PLANNING A NEW CAPITAL
- The British were fully aware of the symbolic importance of Delhi. In 1877, Viceroy Lytton organized a Durbar to acknowledge Queen Victoria as the Empress of India. The grand Durbar was held in Delhi because during the revolt, the British had realised that the Mughal emperor was still important to the people and they saw him as their leader. It was therefore important to celebrate British power with pomp and show in the city the Mughal emperors had earlier ruled, and the place which had turned into a rebel stronghold in 1857.
- In 1911, when King George V was crowned in England, a Durbar was held in Delhi to celebrate the occasion. The decision to shift the capital of India from Calcutta to Delhi was announced at this Durbar.
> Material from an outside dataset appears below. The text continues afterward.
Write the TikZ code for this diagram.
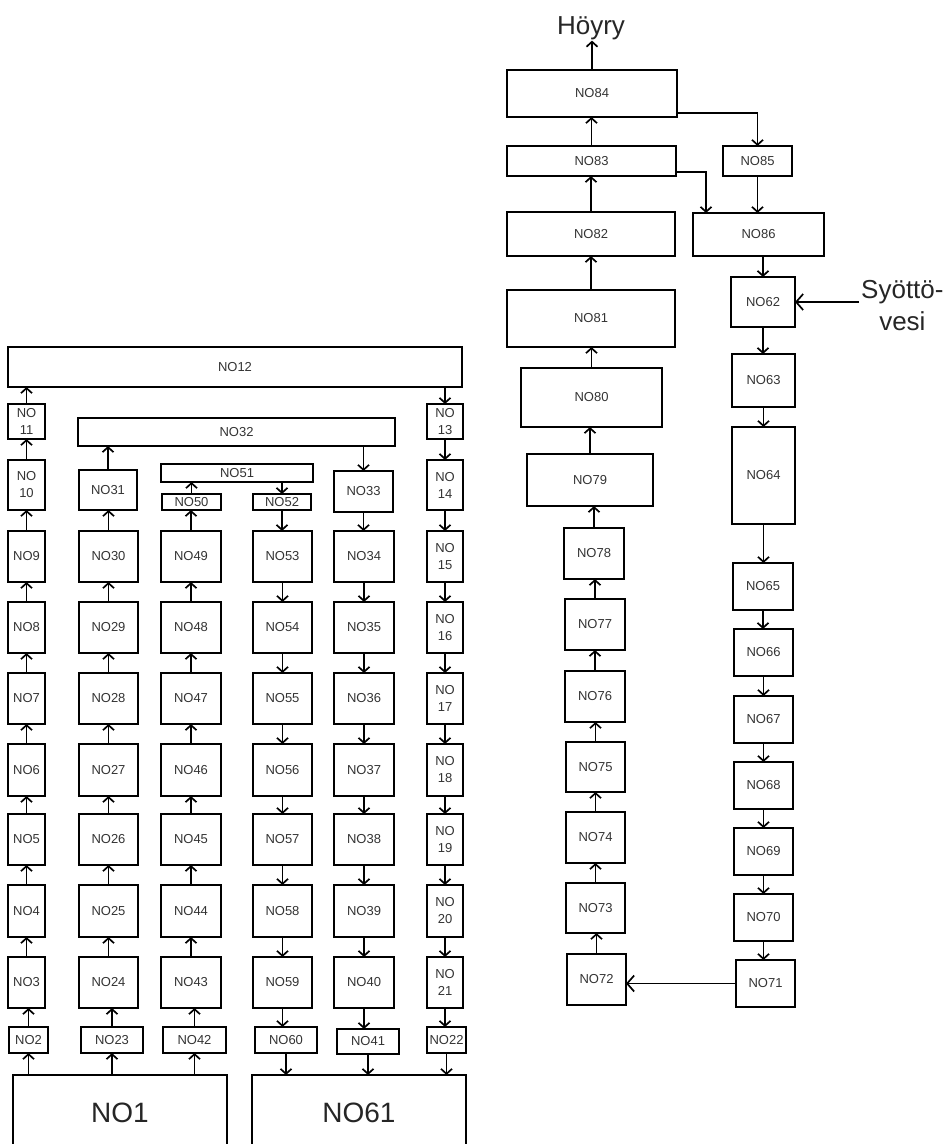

- New Delhi was constructed as a 10-square-mile city on Raisina Hill, south of the existing city. Two architects, Edward Lutyens and Herbert Baker, were called on to design New Delhi and its buildings. The government complex in New Delhi consisted of a two-mile avenue, Kingsway (now Rajpath), that led to the Viceroy's Palace (now Rashtrapati Bhavan), with the Secretariat buildings on either sides of the avenue. The features of these government buildings were borrowed from different periods of India's imperial history. But the overall look was Classical Greece (fifth century BC). The new buildings had to assert British importance: that is why the architect made sure that the Viceroy's Palace was higher than Shah Jahan's Jama Masjid.
- New Delhi took nearly 20 years to build. The idea was to build a city that was contrast to Shahjahanad. There were to be no crowded mohalas, no narrow by-lanes. In New Delhi, there were broad, straight streets lined with sprawling mansions. The architects wanted New Delhi to represent a sense of law and order The new city also had to be a clean and healthy space. This meant that New Delhi had to have better water supply, sewage disposal and drainage facilities than the Old City. It had to be green, with trees and parks ensuring fresh air and adequate supply of oxygen.
LIFE IN THE TIME OF PARTITION
- The Partition of India in 1947 led to a massive transfer of populations on both sides of the new border. As a result, the population of Delhi swelled, the kinds of jobs people did changed, and the culture of the city became different.
- Days after Indian Independence and Partition, fierce rioting began. As streams of Muslims left Delhi for Pakistan, their place was taken by equally large numbers of Sikh and Hindu refugees from Pakistan.
- Refugees roamed the streets of Shahjahanabad, searching for empty homes to occupy. At times they forced Muslims to leave or sell their properties. Over two-thirds of the Delhi Muslims migrated. Almost 44,000 homes were abandoned. Terrorised Muslims lived in makeshift camps till they could leave for Pakistan.
- Delhi became a city of refugees. Nearly 500,000 people were added to Delhi's population. Most of these migrants were from Punjab. Some got the opportunity to occupy residences that had been vacated; others were housed in refugee colonies. New colonies such as Lajpat Nagar and Tilak Nagar came up at this time. Shops and stalls were set up to cater to the demands of the migrants schools and colleges were also opened.
- The skills and occupations of the refugees were quite different from those of the people they replaced. The new migrants coming to Delhi were rural landlords, lawyers, teachers, traders and small shopkeepers.They had to take up new jobs as hawkers, vendors, carpenters and ironsmiths. Many however, prospered in their new businesses.
- The large migration from Punjab changed the social milieu of Delhi. An urban culture largely based on Urdu was overshadowed by new tastes and, sensibilities, in food, dress and the art.